Gute Gesundheit ist eine Systemfrage
Während das Gesundheitssystem in Deutschland immer weiter privatisiert und ökonomisiert wird, ist eine flächendeckende Gesundheitsversorgung der kubanischen Bevölkerung bis heute eine der wichtigsten Errungenschaften der kubanischen Revolution. Dabei ist der Kampf um ein gute Gesundheitsversorgung tief in der kubanischen Geschichte verwurzelt und wurde schon von den KämpferInnen der kubanischen Unabhängigkeit Ende des 19. Jahrhunderts gefordert. Die Grundidee, dass eine Demokratie mit einem freien Volk zuerst über Nahrung, Gesundheit und Bildung verfügen muss, wurde von Beginn an verfolgt und gilt bis heute. Sie hat dazu geführt, dass Kuba heute das Land mit den meisten Ärzten weltweit ist (gerechnet an der Einwohnerzahl). Damit kommt in Kuba ein Arzt auf 122 Kubaner. In Deutschland z.B. ist es ein Arzt pro 231 Einwohner.
Die medizinische Versorgung der Bevölkerung
Das kubanische Gesundheitssystem ist aber auch abseits dieser Zahlen einen Blick wert. Zum einen setzt es neben Polikliniken, allgemeinen und spezialisierten Krankenhäusern, stark auf wohnortnahe Versorgung, mithilfe von nahegelegenen Familienarztpraxen oder zuständigem Medizinpersonal für Universitäten und Großbetrieben. Das ist insbesondere vor dem Hintergrund wichtig, dass Kuba zu großen Teilen ländlich geprägt ist. Vor der Revolution hatten 84,6% der ländlichen Bevölkerung keinen Zugang zu medizinischer Versorgung. Diese existiert nun flächendeckend, und zwar ohne Versicherungen. Weder privater noch staatlicher und ohne die Prämisse, Geld aus der Gesundheit von Menschen schlagen zu müssen. Was Kuba neben der dezentralen Versorgung der Bevölkerung noch aus der Geschichte gelernt hat, ist die Gesundheitsprävention.
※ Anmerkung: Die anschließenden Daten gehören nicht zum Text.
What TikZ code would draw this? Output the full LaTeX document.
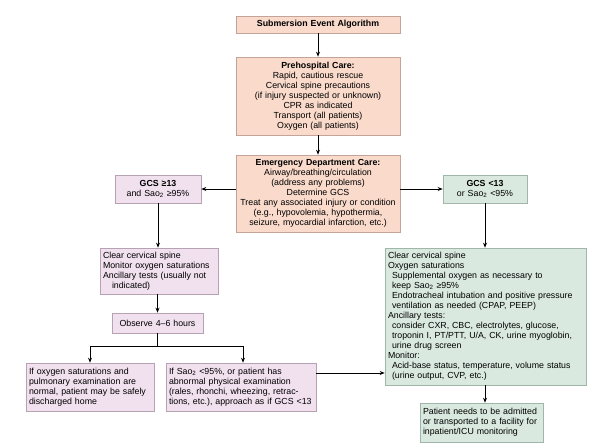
\documentclass[tikz,border=0pt]{standalone}
\usepackage{fontspec}
\setmainfont{Liberation Sans}
\usetikzlibrary{arrows.meta}

\definecolor{careFill}{HTML}{F9DACB}
\definecolor{careLine}{HTML}{C4A498}
\definecolor{mildFill}{HTML}{F1E1EF}
\definecolor{mildLine}{HTML}{B6A2B4}
\definecolor{sevFill}{HTML}{DAE9E0}
\definecolor{sevLine}{HTML}{9FB6A8}

\newcommand{\indnt}{\hspace*{4pt}}

\tikzset{
  box/.style={draw, line width=0.6pt, inner xsep=3pt, inner ysep=2pt, align=center},
  care/.style={box, fill=careFill, draw=careLine},
  mild/.style={box, fill=mildFill, draw=mildLine},
  severe/.style={box, fill=sevFill, draw=sevLine}
}

\begin{document}
\begin{tikzpicture}[x=1pt, y=-1pt, line width=0.8pt, >={Stealth[length=5pt,width=4pt]},
  font=\fontsize{8.8}{10}\selectfont]
  \useasboundingbox (0,0) rectangle (600,447);
  % main column
  \node[care, text width=158pt, minimum height=17pt] (title) at (318,24.5) {\textbf{Submersion Event Algorithm}};
  \node[care, text width=158pt, minimum height=78pt] (pre) at (318,96) {\textbf{Prehospital Care:}\\ Rapid, cautious rescue\\ Cervical spine precautions\\ (if injury suspected or unknown)\\ CPR as indicated\\ Transport (all patients)\\ Oxygen (all patients)};
  \node[care, text width=158pt, minimum height=77pt] (ed) at (318,193.5) {\textbf{Emergency Department Care:}\\ Airway/breathing/circulation\\ (address any problems)\\ Determine GCS\\ Treat any associated injury or condition\\ (e.g., hypovolemia, hypothermia,\\ seizure, myocardial infarction, etc.)};
  % left branch
  \node[mild, text width=80pt, minimum height=28pt] (gcsA) at (158,189) {\textbf{GCS ≥13}\\ and Sao\textsubscript{2} ≥95\%};
  \node[mild, align=left, text width=112pt, minimum height=46pt] (clearA) at (159,271) {Clear cervical spine\\ Monitor oxygen saturations\\ Ancillary tests (usually not\\ \hspace*{9pt}indicated)};
  \node[mild, text width=85pt, minimum height=20pt] (obs) at (157.5,323) {Observe 4--6 hours};
  \node[mild, align=left, text width=122pt, minimum height=48pt] (home) at (90,387) {If oxygen saturations and\\ pulmonary examination are\\ normal, patient may be safely\\ discharged home};
  \node[mild, align=left, text width=144pt, minimum height=48pt] (abn) at (241,387) {If Sao\textsubscript{2} <95\%, or patient has\\ abnormal physical examination\\ (rales, rhonchi, wheezing, retrac-\\ tions, etc.), approach as if GCS <13};
  % right branch
  \node[severe, text width=78pt, minimum height=28pt] (gcsB) at (485,189) {\textbf{GCS <13}\\ or Sao\textsubscript{2} <95\%};
  \node[severe, align=left, text width=195pt, minimum height=137pt] (bigB) at (485.5,316.5) {Clear cervical spine\\ Oxygen saturations\\ \indnt Supplemental oxygen as necessary to\\ \indnt keep Sao\textsubscript{2} ≥95\%\\ \indnt Endotracheal intubation and positive pressure\\ \indnt ventilation as needed (CPAP, PEEP)\\ Ancillary tests:\\ \indnt consider CXR, CBC, electrolytes, glucose,\\ \indnt troponin I, PT/PTT, U/A, CK, urine myoglobin,\\ \indnt urine drug screen\\ Monitor:\\ \indnt Acid-base status, temperature, volume status\\ \indnt (urine output, CVP, etc.)};
  \node[severe, align=left, text width=117pt, minimum height=39pt] (admit) at (481.5,422.5) {Patient needs to be admitted\\ or transported to a facility for\\ inpatient/ICU monitoring};

  \draw[->] (title) -- (pre);
  \draw[->] (pre) -- (ed);
  \draw[->] (ed.west |- gcsA.east) -- (gcsA.east);
  \draw[->] (ed.east |- gcsB.west) -- (gcsB.west);
  \draw[->] (gcsA.south) -- (gcsA.south |- clearA.north);
  \draw[->] (clearA.south -| obs.north) -- (obs.north);
  \draw (obs.south) -- ++(0,13) coordinate (split);
  \draw[->] (split) -| (home.north);
  \draw[->] (split) -| ([xshift=2pt]abn.north);
  \draw[->] ([yshift=14pt]abn.east) -- ([yshift=14pt]abn.east -| bigB.west);
  \draw[->] (gcsB.south) -- (gcsB.south |- bigB.north);
  \draw[->] (bigB.south -| gcsB.south) -- (gcsB.south |- admit.north);
\end{tikzpicture}
\end{document}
Denn ein System, dass tatsächlich die Gesundheit der Bevölkerung im Auge hat, hat naturgegeben andere Anreize, Krankheiten von vornherein zu vermeiden, als ein System, dass mit der Krankheit von Menschen Geld verdient. So ist Kuba in Südamerika Vorreiter in Sachen Krankheitsprävention, z.B. durch Versorgung der Bevölkerung mit Grundnahrungsmitteln, Impfungen oder Aufklärung. So hat Kuba es geschafft die höchste Lebenserwartung (ca. 78 Jahre) und die geringste Kindersterblichkeit (ca. 0,5%) Lateinamerikas zu erreichen.
Internationale Solidarität trotz Herausforderungen
Trotzdem stellt natürlich gerade in Zeiten von Wirtschaftskrise und einer verschärften Blockade durch die USA, das kubanische Gesundheitssystem vor großen Herausforderungen, vor allem, wenn es um teure Medizinprodukte oder Medikamente geht, die importiert werden müssten. Umso bemerkenswerter sind die Akte der Solidarität, in denen Kuba medizinisches Personal zur Bekämpfung von Naturkatastrophen und aktuell zur Pandemiebekämpfung zur Verfügung stellt.
Und trotz Kubas wirtschaftlich brisanter Situation, forscht das Land aktuell an nicht weniger als fünf COVID-19 Impfstoffen, wobei gerade logistische Schwierigkeiten ärmerer Länder mit berücksichtigt werden, wenn es z.B. um das Kühlen der Impfstoffe geht. Zum Stand Ende Mai 2021 sind außerdem schon 10% aller Kubaner erstgeimpft und 80% des medizinischen Personals der Insel. Betrachten wir das kubanische Gesundheitssystem können wir in Deutschland vor allem lernen, dass überfüllte Krankenhausbetten, Personalmangel, beschissene Arbeitsbedingungen und lange Wartezeiten beim Hausarzt oder in der Notaufnahme nicht aus Sachzwängen geboren sind, sondern im Wesen unseres Systems.